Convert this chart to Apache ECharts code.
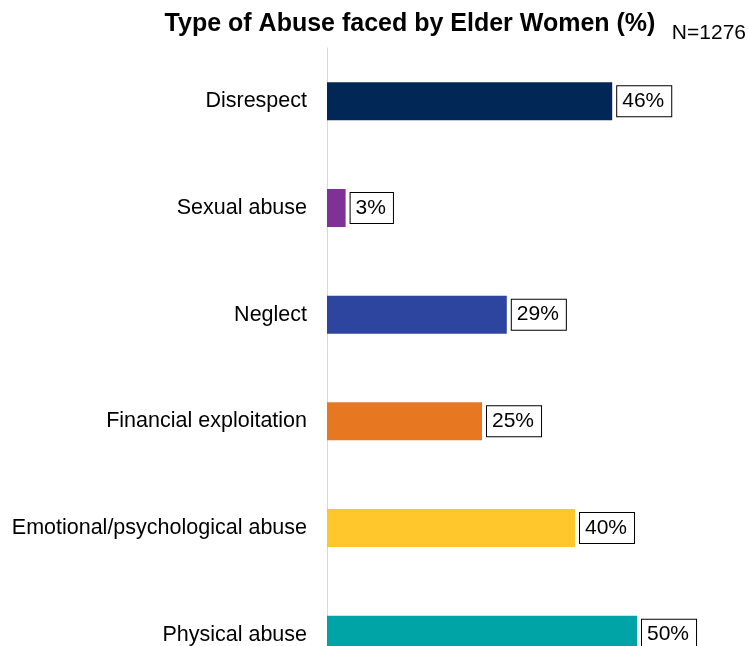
<!DOCTYPE html>
<html>
<head>
<meta charset="utf-8">
<script src="https://cdn.jsdelivr.net/npm/echarts@6/dist/echarts.min.js"></script>
<style>
  html, body { margin: 0; padding: 0; background: #fff; }
  #chart { width: 748px; height: 646px; }
</style>
</head>
<body>
<div id="chart"></div>
<script>
// Abuse types, listed top to bottom
const categories = [
  'Disrespect',
  'Sexual abuse',
  'Neglect',
  'Financial exploitation',
  'Emotional/psychological abuse',
  'Physical abuse'
];
// Share of respondents (%)
const values = [46, 3, 29, 25, 40, 50];
const barColors = ['#002755', '#7F3197', '#2E45A0', '#E87722', '#FFC72C', '#00A3A6'];

const FONT = 'Liberation Sans, Arial, sans-serif';

const chart = echarts.init(document.getElementById('chart'));
chart.setOption({
  animation: false,
  backgroundColor: '#ffffff',
  title: [
    {
      text: 'Type of Abuse faced by Elder Women (%)',
      left: 410,
      top: 12,
      padding: 0,
      textAlign: 'center',
      textStyle: { fontFamily: FONT, fontSize: 25, fontWeight: 'bold', color: '#000' }
    },
    {
      text: 'N=1276',
      right: 2,
      top: 23,
      padding: 0,
      textStyle: { fontFamily: FONT, fontSize: 21, fontWeight: 'normal', color: '#000' }
    }
  ],
  // the last band runs past the bottom edge of the canvas
  grid: { left: 327, top: 48, width: 372, height: 640, outerBoundsMode: 'none', containLabel: false },
  xAxis: {
    type: 'value',
    min: 0,
    max: 60,
    show: false
  },
  yAxis: {
    type: 'category',
    inverse: true,
    data: categories,
    axisLine: { show: true, lineStyle: { color: '#d9d9d9', width: 1 } },
    axisTick: { show: false },
    axisLabel: {
      margin: 20,
      fontFamily: FONT,
      fontSize: 21.5,
      color: '#000'
    }
  },
  series: [{
    type: 'bar',
    barWidth: 38,
    data: values.map((v, i) => ({ value: v, itemStyle: { color: barColors[i] } })),
    label: {
      show: true,
      position: 'right',
      distance: 5,
      formatter: '{c}%',
      fontFamily: FONT,
      fontSize: 21,
      color: '#000',
      backgroundColor: '#fff',
      borderColor: '#000',
      borderWidth: 1,
      padding: [5, 7, 4, 5]
    }
  }]
});
</script>
</body>
</html>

* [Task brief]:
Look at the listing and set down only the lines from its start through the line with "const FONT = 'Liberation", word for word and without pictures.

* [Result of the task]:
Convert this chart to Apache ECharts code.
<!DOCTYPE html>
<html>
<head>
<meta charset="utf-8">
<script src="https://cdn.jsdelivr.net/npm/echarts@6/dist/echarts.min.js"></script>
<style>
  html, body { margin: 0; padding: 0; background: #fff; }
  #chart { width: 748px; height: 646px; }
</style>
</head>
<body>
<div id="chart"></div>
<script>
// Abuse types, listed top to bottom
const categories = [
  'Disrespect',
  'Sexual abuse',
  'Neglect',
  'Financial exploitation',
  'Emotional/psychological abuse',
  'Physical abuse'
];
// Share of respondents (%)
const values = [46, 3, 29, 25, 40, 50];
const barColors = ['#002755', '#7F3197', '#2E45A0', '#E87722', '#FFC72C', '#00A3A6'];

const FONT = 'Liberation Sans, Arial, sans-serif';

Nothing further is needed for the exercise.